(Photo via Flickr Commons)
By Greg Drew
I write as president of a cooperative company comprised of independent community pharmacies, typical of the community pharmacies throughout our commonwealth.
For more than a century, independent, community pharmacists have served generations of families all across Pennsylvania, providing their patients with the best in pharmacy care. Pharmacists and their staff care deeply for our local communities and take tremendous pride in the service they provide each and every day.
Today, we find our pharmacies are under threat due to a variety of factors that require state legislative action to remedy, sooner rather than later. Otherwise, they could be forced to close their doors when they are required to provide care and medications to their patients often at less than the cost incurred to do so.
Pennsylvania’s Medicaid program is paying significantly more than it should for prescription drugs, due to the growing influence of pharmacy benefit managers (PBMs). PBMs are a third-party administrator (middleman) of prescription drug programs. Here in Pennsylvania, they also handle the commonwealth’s Medicaid plans.
The PBMs have grown into huge for-profit companies that grow their revenue by lowering reimbursement to pharmacies and then taking credit for reducing health care costs, without disclosing that it is on the backs of community pharmacies and the payers that they serve, and often picking the pockets of the patients they are supposed to be helping.
The concept behind using third-party PBMs is that their negotiating power would save Pennsylvania and other entities millions — if not billions — of dollars in prescription drug costs.

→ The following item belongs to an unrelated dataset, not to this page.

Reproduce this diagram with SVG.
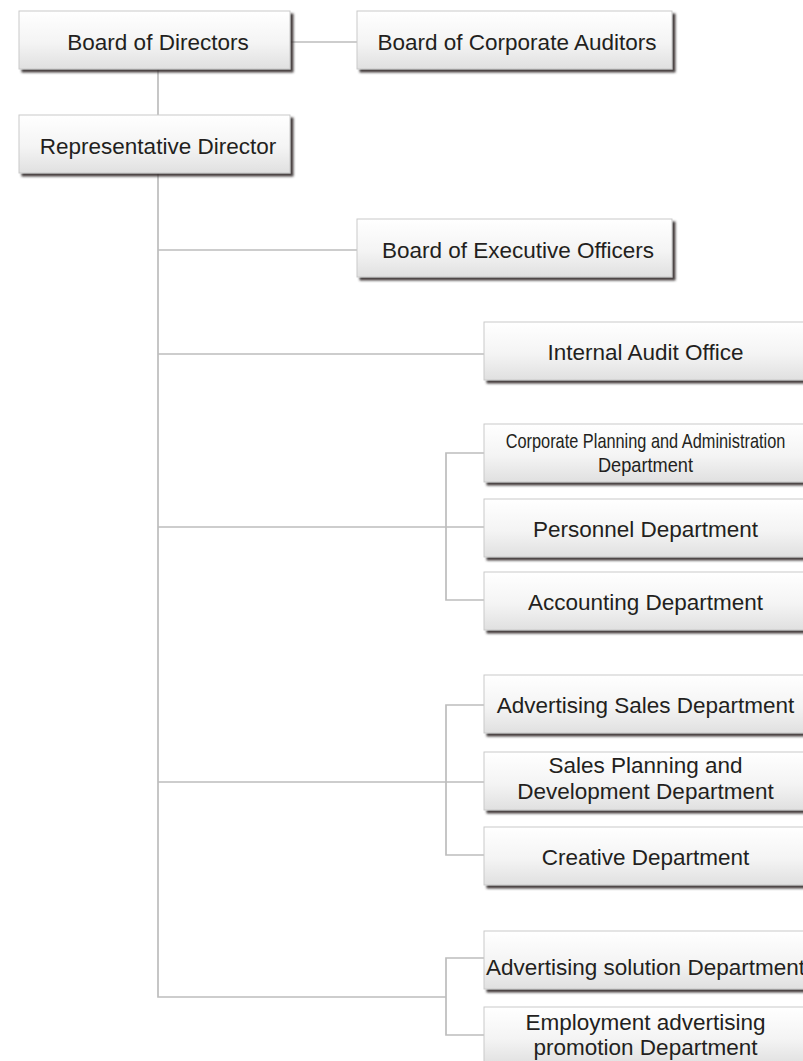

This theory has been proven to be ill-conceived, and the savings have never materialized in Pennsylvania. In fact, it has had the opposite effect of increasing the total drug expenditure within the commonwealth.
A recent report from Pennsylvania Auditor General Eugene DePasquale found that PBMs are keeping hundreds of millions of dollars through what is called “spread pricing.”
In this scenario, the PBMs bill health plans a much higher price than they pay the pharmacies, resulting in the commonwealth compensating PBMs by millions of dollars more than they should.
This irresponsibly causes community pharmacies to take losses on the prescriptions they fill for this hard-to-manage population. Unfortunately, Pennsylvania doesn’t require PBMs to report spread pricing, leaving state lawmakers and families in the dark.
It doesn’t get any better for community pharmacies or their patients. Under current Pennsylvania law, PBMs are not being held accountable for providing appropriate Medicaid reimbursement rates to community pharmacies.
Often, reimbursement rates are below the cost that pharmacies must pay to purchase the medications. Additionally, professional dispensing fees are as low as 10 cents and are trending toward no dispensing fee in the near future, which is unsustainable.
Does it make sense to reimburse pharmacies less for the medications they provide than what they pay to acquire the drugs, and then place a value on the professional and clinical services they provide that is less than a piece of candy on the pharmacy counter? I think not.
It’s time for a transparent process that holds PBMs accountable. I implore everyone to support community pharmacies before they are forced to close their doors forever and leave us with little or no choice in health care.
I can’t imagine the day that patients are unable to walk into their local pharmacy and speak about their medication and health care problems with the pharmacists they know and trust. And I hope I never have to.
Greg Drew, president of Value Drug Company of Altoona, is a member of a new coalition, Your PA Community Pharmacies (YPACP).